A: What, do you think I’m crazy? I always considered this a once-in-a-lifetime trip. Several people I traveled with have done it more than once and some are planning to do it again, so I guess it’s a reasonable question – just not of me. I’d consider a trip down the Mississippi, or in the mountains of Spain, France, or Italy; or maybe parts of this one (like Needles Highway). I don’t expect to cross the entire continent again.
Then again, I thought the Death Ride was crazy when I first heard about it. I still think Double Centuries are crazy.

Addendum April 12, 2022: Yes, I am going to do this again. On Father’s Day I will once again leave Seattle on my bike, planning to arrive in Gloucester, MA on Saturday August 20. Notice that, while I pooh-poohed the idea, I left myself an out. I guess I know myself after all these years of hanging out with me.

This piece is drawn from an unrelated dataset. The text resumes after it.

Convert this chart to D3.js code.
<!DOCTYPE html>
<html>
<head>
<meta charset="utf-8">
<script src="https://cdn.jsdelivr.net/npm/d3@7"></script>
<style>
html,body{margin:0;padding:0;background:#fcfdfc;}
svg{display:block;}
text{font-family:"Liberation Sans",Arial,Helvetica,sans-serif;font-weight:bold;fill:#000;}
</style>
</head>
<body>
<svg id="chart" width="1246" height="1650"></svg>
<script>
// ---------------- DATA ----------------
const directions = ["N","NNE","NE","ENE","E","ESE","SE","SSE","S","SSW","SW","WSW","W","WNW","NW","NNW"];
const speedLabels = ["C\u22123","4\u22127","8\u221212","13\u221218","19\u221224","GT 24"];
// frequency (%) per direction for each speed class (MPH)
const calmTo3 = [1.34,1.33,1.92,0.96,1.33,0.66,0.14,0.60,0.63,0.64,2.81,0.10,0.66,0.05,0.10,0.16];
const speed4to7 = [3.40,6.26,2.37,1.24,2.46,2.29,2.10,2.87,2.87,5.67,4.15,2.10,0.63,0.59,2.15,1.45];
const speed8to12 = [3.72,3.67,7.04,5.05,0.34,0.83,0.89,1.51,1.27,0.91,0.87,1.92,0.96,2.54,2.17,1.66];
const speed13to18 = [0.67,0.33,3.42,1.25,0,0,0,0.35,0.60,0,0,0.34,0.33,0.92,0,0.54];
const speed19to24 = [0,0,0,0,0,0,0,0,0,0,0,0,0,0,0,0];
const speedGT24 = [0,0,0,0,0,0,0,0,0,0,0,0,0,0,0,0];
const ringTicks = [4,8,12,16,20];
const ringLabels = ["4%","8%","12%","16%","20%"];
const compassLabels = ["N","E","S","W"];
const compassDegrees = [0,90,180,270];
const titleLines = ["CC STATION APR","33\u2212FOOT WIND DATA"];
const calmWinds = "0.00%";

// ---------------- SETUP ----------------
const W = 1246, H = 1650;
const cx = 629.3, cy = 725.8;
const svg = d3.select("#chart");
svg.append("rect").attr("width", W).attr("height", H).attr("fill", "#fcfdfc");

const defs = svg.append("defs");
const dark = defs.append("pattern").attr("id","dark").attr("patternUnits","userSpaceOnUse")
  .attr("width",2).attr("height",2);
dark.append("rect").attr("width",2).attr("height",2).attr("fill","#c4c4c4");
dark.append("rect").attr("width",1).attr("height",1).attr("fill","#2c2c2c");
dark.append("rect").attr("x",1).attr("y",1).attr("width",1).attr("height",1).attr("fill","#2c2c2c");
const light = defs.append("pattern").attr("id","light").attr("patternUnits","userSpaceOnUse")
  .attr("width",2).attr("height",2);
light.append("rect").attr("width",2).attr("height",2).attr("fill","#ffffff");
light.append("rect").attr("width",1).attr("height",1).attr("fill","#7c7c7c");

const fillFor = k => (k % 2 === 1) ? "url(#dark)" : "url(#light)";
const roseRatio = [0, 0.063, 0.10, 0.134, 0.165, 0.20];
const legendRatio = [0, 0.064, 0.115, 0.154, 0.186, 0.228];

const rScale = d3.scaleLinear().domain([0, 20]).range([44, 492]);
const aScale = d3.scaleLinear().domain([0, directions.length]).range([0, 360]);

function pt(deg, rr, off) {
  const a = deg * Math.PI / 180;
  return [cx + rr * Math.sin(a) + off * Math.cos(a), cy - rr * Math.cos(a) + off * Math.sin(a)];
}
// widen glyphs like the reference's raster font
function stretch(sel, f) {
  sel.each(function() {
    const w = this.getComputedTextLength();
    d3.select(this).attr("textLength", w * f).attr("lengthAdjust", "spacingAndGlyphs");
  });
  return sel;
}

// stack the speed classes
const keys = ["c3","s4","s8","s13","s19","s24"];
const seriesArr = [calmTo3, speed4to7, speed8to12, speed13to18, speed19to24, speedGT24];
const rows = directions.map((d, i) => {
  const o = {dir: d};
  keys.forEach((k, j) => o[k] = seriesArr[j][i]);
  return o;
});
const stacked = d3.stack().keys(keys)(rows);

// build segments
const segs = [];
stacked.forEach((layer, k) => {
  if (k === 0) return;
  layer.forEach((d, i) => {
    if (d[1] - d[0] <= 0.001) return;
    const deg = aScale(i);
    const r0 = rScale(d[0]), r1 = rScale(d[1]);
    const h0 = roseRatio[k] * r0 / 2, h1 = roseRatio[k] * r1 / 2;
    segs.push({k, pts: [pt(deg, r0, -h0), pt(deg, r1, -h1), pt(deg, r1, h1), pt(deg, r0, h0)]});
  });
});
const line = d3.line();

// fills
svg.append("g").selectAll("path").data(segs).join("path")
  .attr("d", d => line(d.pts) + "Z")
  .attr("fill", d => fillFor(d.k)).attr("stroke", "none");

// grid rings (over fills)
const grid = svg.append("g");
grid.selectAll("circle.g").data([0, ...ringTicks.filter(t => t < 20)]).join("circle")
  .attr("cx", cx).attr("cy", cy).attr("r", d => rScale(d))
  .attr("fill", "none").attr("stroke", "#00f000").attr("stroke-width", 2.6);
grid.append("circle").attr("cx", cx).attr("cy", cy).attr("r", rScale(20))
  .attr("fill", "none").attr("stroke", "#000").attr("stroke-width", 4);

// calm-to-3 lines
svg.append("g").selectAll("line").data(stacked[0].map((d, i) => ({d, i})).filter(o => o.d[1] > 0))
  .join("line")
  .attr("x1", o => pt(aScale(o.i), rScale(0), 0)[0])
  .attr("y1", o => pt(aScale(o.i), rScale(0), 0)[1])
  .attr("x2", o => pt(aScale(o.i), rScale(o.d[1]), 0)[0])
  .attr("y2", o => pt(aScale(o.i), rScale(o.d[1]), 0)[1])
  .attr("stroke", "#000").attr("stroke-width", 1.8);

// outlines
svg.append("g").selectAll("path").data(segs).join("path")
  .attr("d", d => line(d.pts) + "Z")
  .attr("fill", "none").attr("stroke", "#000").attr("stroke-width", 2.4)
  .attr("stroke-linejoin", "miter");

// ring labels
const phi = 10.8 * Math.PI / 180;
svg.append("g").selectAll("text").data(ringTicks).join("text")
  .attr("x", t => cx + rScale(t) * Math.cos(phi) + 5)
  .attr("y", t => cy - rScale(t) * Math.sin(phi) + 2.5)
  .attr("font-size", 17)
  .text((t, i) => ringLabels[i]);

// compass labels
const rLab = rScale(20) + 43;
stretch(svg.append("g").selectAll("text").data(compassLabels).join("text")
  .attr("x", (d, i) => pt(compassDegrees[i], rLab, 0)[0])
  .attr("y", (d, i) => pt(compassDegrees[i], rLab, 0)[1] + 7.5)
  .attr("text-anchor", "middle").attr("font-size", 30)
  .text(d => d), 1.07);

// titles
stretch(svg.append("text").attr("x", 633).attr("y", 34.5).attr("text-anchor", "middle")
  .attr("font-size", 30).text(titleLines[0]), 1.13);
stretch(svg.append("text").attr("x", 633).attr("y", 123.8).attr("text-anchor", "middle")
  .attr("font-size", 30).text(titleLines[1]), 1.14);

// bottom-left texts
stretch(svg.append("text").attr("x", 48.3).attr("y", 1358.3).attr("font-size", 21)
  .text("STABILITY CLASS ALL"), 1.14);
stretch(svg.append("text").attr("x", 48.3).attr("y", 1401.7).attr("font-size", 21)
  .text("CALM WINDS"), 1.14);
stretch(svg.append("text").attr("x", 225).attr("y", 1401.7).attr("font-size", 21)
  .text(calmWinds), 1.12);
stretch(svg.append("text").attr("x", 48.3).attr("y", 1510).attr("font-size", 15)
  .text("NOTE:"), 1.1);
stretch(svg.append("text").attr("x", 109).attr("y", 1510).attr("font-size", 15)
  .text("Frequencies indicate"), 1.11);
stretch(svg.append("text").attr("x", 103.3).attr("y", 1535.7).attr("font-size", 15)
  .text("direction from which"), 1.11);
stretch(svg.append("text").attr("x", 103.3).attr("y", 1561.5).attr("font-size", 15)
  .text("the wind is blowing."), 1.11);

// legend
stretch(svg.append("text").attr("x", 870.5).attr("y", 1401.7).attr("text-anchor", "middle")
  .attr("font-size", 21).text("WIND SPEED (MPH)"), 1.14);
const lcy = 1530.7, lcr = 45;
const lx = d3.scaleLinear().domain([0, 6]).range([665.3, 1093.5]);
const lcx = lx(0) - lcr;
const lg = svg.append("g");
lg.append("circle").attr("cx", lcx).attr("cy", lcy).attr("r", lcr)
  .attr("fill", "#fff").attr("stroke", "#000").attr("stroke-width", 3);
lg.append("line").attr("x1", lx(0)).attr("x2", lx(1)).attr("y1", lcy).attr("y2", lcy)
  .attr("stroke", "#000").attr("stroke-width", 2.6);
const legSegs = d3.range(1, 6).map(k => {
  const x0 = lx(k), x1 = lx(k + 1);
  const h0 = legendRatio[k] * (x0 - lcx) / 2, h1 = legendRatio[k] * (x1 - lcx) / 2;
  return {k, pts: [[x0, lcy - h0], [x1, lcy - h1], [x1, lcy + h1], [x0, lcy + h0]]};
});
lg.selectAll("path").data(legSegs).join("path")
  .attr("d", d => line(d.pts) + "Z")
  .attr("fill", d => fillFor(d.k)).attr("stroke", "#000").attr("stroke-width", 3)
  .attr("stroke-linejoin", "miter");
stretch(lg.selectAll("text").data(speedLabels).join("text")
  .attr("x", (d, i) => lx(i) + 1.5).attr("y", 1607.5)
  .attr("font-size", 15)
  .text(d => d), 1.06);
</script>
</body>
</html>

3) When are you going to retire?
A: I can’t answer that.

Addendum April 12, 2022: I will be retiring on Saturday, June 4. I’ll spend the next week riding every day, then a week winding down and packing up before flying to Seattle.

So I’m going back in time 4 years to ride across the USA (and a bit of Canada, if they’ll let us in by then). While it seemed nuts 3.5 years ago, it seems only fitting today. The genesis of this trip was in 1970 when I schemed to ride across the country on a BMW touring motorcycle. About 5 years later that BMW turned into a bicycle. In 1985 my neighbor tried to get me to take a leave of absence from my job to join him on a cross-country trip. He was celebrating law school graduation. I wanted to keep my job and knew my boss (his mom) would never approve a leave. In 2008 the plan to do the trip in 2018 was hatched. In 2018 I finally made the trip.

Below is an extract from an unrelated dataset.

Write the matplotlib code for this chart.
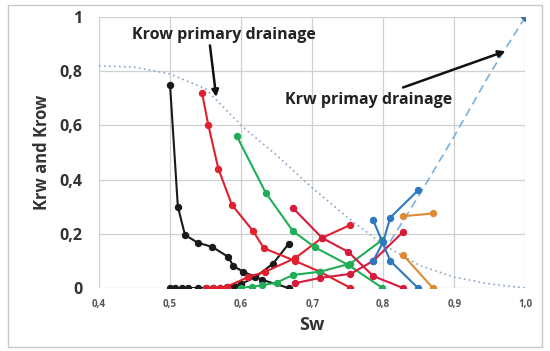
import matplotlib
matplotlib.use("Agg")
import matplotlib.pyplot as plt
from matplotlib.patches import Rectangle
from matplotlib.ticker import FuncFormatter

# primary drainage reference curves
krow_pd_sw = [0.40, 0.45, 0.50, 0.55, 0.60, 0.65, 0.70, 0.75, 0.80, 0.85, 0.90, 0.95, 1.00]
krow_pd = [0.82, 0.815, 0.79, 0.735, 0.60, 0.49, 0.37, 0.26, 0.16, 0.085, 0.04, 0.015, 0.0]
krw_pd_sw = [0.80, 0.85, 0.90, 0.95, 1.00]
krw_pd = [0.13, 0.34, 0.56, 0.79, 1.00]

# scanning curves: (colour, sw_krow, krow, sw_krw, krw)
black_sw_o = [0.50, 0.511, 0.521, 0.539, 0.559, 0.582, 0.589, 0.603, 0.63, 0.667]
black_o = [0.75, 0.30, 0.196, 0.167, 0.152, 0.115, 0.081, 0.06, 0.03, 0.0]
black_sw_w = [0.50, 0.507, 0.517, 0.525, 0.539, 0.55, 0.56, 0.57, 0.58, 0.59, 0.60, 0.62, 0.645, 0.667]
black_w = [0.0, 0.0, 0.0, 0.0, 0.0, 0.0, 0.0, 0.0, 0.003, 0.008, 0.015, 0.04, 0.09, 0.163]

red1_sw_o = [0.545, 0.554, 0.568, 0.587, 0.617, 0.632, 0.676, 0.711, 0.754]
red1_o = [0.72, 0.60, 0.44, 0.307, 0.21, 0.147, 0.10, 0.06, 0.0]
red1_sw_w = [0.55, 0.56, 0.57, 0.58, 0.61, 0.634, 0.676, 0.714, 0.754]
red1_w = [0.0, 0.0, 0.0, 0.005, 0.04, 0.06, 0.11, 0.185, 0.233]

green_sw_o = [0.594, 0.635, 0.673, 0.704, 0.751, 0.799]
green_o = [0.56, 0.35, 0.21, 0.15, 0.085, 0.0]
green_sw_w = [0.60, 0.615, 0.63, 0.65, 0.673, 0.711, 0.754, 0.799]
green_w = [0.0, 0.005, 0.01, 0.02, 0.048, 0.06, 0.09, 0.178]

red2_sw_o = [0.673, 0.714, 0.751, 0.786, 0.828]
red2_o = [0.295, 0.185, 0.133, 0.044, 0.0]
red2_sw_w = [0.676, 0.711, 0.754, 0.786, 0.828]
red2_w = [0.018, 0.037, 0.052, 0.10, 0.207]

blue_sw_o = [0.786, 0.81, 0.849]
blue_o = [0.25, 0.10, 0.0]
blue_sw_w = [0.786, 0.80, 0.81, 0.849]
blue_w = [0.10, 0.17, 0.26, 0.36]

orange_sw_o = [0.828, 0.87]
orange_o = [0.122, 0.0]
orange_sw_w = [0.828, 0.87]
orange_w = [0.265, 0.275]

curves = [
    ("#1a1a1a", black_sw_o, black_o, black_sw_w, black_w),
    ("#e0202e", red1_sw_o, red1_o, red1_sw_w, red1_w),
    ("#1fae55", green_sw_o, green_o, green_sw_w, green_w),
    ("#d81b3c", red2_sw_o, red2_o, red2_sw_w, red2_w),
    ("#2e78c0", blue_sw_o, blue_o, blue_sw_w, blue_w),
    ("#dd8a35", orange_sw_o, orange_o, orange_sw_w, orange_w),
]

plt.rcParams['font.family'] = ['Open Sans', 'DejaVu Sans']

fig = plt.figure(figsize=(5.5, 3.51), dpi=100)
ax = fig.add_axes([0.18, 0.1795, 0.775, 0.772])

ax.plot(krow_pd_sw, krow_pd, linestyle=(0, (1, 2)), color="#8aa6c8", lw=1.2, zorder=2)
ax.plot(krw_pd_sw, krw_pd, linestyle=(0, (5, 3)), color="#79b0dc", lw=1.2, zorder=2)
ax.plot([1.0], [1.0], marker="D", color="#3a6fb0", ms=4, zorder=3)

for color, sw_o, kro, sw_w, krw in curves:
    ax.plot(sw_o, kro, "-o", color=color, lw=1.5, ms=4.3, zorder=4)
    ax.plot(sw_w, krw, "-o", color=color, lw=1.5, ms=4.3, zorder=4)

ax.annotate("Krow primary drainage", xy=(0.565, 0.705), xytext=(0.447, 0.935),
            fontsize=11.5, fontweight="bold", color="#222222", va="center",
            arrowprops=dict(arrowstyle="-|>", color="#111111", lw=1.8,
                            shrinkA=0, shrinkB=0, mutation_scale=10,
                            relpos=(0.42, 0.0), connectionstyle="arc3,rad=0"))
ax.annotate("", xy=(0.972, 0.874), xytext=(0.828, 0.74),
            arrowprops=dict(arrowstyle="-|>", color="#111111", lw=1.8,
                            shrinkA=0, shrinkB=0, mutation_scale=10))
ax.text(0.662, 0.693, "Krw primay drainage", fontsize=11.5, fontweight="bold",
        color="#222222", va="center")

ax.set_xlim(0.4, 1.0)
ax.set_ylim(0, 1.0)
ax.set_xticks([0.4, 0.5, 0.6, 0.7, 0.8, 0.9, 1.0])
ax.set_yticks([0, 0.2, 0.4, 0.6, 0.8, 1.0])
ax.xaxis.set_major_formatter(FuncFormatter(lambda v, p: f"{v:.1f}".replace(".", ",")))
ax.yaxis.set_major_formatter(FuncFormatter(
    lambda v, p: "0" if v == 0 else ("1" if v == 1 else f"{v:.1f}".replace(".", ","))))
ax.tick_params(axis="x", length=0, pad=8, labelsize=7, labelcolor="#555555")
ax.tick_params(axis="y", length=0, pad=12, labelsize=11.5, labelcolor="#333333")
for lab in ax.get_xticklabels() + ax.get_yticklabels():
    lab.set_fontweight("bold")

ax.grid(True, color="#d0d0d0", lw=0.9)
ax.set_axisbelow(True)
for s in ax.spines.values():
    s.set_visible(False)

ax.set_xlabel("Sw", fontsize=13, fontweight="bold", color="#333333", labelpad=4)
ax.set_ylabel("Krw and Krow", fontsize=12, fontweight="bold", color="#333333", labelpad=6)

fig.patches.append(Rectangle((0.015, 0.01), 0.97, 0.975, transform=fig.transFigure,
                             fill=False, edgecolor="#c8c8c8", lw=1.0))

fig.savefig("out.png", dpi=100)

When Greg (the owner of Cycle America) announced that the 2020 coast-to-coast trip would be the last, I decided to take a couple of days off and meet the riders in Baraboo, WI with beer, and ride with them the next day. When the 2020 ride fell victim to COVID-19, Greg announced a 2022 ride. The wheels started turning. I found myself thinking about the ride more and more on my own solo rides that year. When I got hurt at work, had surgery, and came out of it in more pain than I went in, I started to wonder if I could ever do something like that again. When I realized I could, I decided I would. I have been counting down the months. With 18 months to go I started a draft of this post.

Some may think that was putting the cart before the horse. Here I was penning an announcement to you before I began the announcement to my boss. But on April 1, 23 years after I received my job offer, I let my boss know I’m retiring. Today (April 12) I announced my retirement to my co-workers. You’re next. Sorry, that’s the way the world works.

If the ride was worth waiting 48 years for, I decided it was worth doing twice. So join me again. I’ll be back to writing daily posts. You can jump back and forth in time to see how the same routes turn out on the same days 4 years apart.